>> begin SOURCE DATA

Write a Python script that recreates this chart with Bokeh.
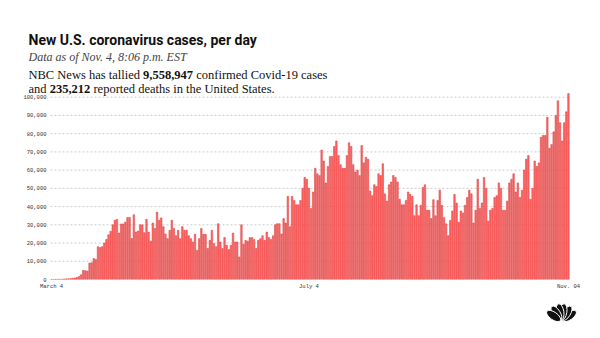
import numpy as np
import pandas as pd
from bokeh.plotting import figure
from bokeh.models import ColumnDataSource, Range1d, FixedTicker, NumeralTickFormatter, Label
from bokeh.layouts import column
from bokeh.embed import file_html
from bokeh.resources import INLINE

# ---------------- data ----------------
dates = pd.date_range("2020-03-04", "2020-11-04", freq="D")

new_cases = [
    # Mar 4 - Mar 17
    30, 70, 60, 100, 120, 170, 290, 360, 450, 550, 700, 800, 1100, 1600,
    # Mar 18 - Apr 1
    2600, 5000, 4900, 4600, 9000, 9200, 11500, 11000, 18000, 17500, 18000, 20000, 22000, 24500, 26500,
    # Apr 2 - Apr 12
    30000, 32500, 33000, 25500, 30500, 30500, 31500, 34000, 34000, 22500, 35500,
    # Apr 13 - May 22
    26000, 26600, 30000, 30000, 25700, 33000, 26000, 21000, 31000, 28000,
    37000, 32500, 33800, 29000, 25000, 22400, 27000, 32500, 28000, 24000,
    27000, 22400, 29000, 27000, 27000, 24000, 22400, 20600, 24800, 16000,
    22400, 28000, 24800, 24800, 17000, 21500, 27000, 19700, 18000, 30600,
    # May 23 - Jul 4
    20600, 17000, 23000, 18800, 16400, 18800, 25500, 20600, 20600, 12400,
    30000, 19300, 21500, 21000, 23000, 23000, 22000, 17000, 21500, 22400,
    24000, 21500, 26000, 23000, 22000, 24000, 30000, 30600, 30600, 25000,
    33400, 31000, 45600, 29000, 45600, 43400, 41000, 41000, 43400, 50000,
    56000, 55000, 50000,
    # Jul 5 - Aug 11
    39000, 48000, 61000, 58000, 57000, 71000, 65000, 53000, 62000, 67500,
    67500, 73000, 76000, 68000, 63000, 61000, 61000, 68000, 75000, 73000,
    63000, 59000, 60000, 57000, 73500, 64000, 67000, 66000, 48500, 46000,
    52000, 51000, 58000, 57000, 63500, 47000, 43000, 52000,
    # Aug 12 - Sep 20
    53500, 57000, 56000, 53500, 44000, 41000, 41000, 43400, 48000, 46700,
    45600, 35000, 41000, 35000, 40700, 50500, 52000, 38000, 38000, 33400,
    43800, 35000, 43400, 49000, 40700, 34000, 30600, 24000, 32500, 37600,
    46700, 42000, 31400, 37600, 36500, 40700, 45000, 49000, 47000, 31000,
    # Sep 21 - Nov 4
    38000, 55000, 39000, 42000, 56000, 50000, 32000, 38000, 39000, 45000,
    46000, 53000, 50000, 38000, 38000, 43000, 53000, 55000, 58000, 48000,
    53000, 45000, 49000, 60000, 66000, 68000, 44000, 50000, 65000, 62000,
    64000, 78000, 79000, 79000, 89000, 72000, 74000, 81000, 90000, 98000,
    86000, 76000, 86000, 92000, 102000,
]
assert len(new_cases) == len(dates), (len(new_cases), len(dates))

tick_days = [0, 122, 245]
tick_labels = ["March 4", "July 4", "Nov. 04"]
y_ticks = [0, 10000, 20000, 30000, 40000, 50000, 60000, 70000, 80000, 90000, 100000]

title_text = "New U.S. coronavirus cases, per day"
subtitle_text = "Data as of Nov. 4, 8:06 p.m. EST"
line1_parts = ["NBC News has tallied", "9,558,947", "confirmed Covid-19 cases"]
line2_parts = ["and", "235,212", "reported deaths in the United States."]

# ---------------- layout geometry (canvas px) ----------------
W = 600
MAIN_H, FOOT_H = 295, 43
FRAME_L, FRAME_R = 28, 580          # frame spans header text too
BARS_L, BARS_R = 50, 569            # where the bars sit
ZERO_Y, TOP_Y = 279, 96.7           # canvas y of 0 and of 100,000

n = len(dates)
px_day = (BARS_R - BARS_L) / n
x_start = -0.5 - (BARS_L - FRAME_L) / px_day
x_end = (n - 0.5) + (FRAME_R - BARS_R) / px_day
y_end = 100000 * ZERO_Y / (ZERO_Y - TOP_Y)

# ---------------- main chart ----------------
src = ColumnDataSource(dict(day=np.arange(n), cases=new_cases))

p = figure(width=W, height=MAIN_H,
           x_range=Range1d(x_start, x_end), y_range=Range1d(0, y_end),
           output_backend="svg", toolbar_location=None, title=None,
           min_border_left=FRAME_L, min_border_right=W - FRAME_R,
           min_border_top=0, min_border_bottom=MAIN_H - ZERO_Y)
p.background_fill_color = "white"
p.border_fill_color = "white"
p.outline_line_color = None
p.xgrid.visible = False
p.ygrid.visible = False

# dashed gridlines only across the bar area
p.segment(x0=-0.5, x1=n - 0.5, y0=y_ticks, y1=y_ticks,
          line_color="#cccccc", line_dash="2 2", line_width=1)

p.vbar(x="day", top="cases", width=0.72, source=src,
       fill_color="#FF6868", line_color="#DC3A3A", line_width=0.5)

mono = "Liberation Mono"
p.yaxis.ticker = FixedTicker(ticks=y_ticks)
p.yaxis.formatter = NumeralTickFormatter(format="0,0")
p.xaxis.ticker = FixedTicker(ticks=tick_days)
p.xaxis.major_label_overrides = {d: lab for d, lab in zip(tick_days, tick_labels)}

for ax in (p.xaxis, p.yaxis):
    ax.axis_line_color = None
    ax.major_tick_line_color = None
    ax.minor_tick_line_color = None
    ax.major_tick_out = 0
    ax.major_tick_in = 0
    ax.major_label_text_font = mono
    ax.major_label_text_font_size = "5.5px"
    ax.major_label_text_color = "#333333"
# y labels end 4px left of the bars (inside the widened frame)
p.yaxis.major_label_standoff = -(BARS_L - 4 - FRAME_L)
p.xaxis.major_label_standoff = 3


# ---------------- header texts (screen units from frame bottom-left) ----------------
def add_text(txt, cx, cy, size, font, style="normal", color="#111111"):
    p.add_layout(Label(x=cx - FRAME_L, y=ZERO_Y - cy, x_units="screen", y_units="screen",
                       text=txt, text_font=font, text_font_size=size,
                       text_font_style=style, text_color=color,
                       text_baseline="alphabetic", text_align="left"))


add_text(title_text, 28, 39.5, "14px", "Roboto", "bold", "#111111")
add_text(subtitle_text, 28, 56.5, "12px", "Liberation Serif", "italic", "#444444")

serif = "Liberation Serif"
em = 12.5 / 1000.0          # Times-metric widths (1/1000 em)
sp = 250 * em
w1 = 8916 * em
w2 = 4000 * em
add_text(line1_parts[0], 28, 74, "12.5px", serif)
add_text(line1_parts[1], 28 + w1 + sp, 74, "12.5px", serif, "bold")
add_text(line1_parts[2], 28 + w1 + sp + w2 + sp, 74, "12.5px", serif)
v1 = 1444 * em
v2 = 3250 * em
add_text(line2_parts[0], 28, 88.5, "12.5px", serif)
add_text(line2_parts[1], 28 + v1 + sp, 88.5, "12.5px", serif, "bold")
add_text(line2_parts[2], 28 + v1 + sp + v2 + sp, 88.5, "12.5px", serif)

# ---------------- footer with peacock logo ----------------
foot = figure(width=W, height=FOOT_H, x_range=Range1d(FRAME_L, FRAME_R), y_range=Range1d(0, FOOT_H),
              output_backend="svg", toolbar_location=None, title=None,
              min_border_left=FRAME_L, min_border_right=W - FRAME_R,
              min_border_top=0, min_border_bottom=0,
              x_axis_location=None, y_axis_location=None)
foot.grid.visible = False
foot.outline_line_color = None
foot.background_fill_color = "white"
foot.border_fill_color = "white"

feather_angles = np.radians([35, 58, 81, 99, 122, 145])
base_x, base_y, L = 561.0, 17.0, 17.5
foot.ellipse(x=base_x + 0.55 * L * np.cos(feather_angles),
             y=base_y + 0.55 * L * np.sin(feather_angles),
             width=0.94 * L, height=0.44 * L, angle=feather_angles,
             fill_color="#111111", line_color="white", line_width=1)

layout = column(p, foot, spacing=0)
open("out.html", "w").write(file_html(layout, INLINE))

>> end SOURCE DATA

Go through the material line by line. Show each line that contains the string "chart".

Write a Python script that recreates this chart with Bokeh.
# ---------------- main chart ----------------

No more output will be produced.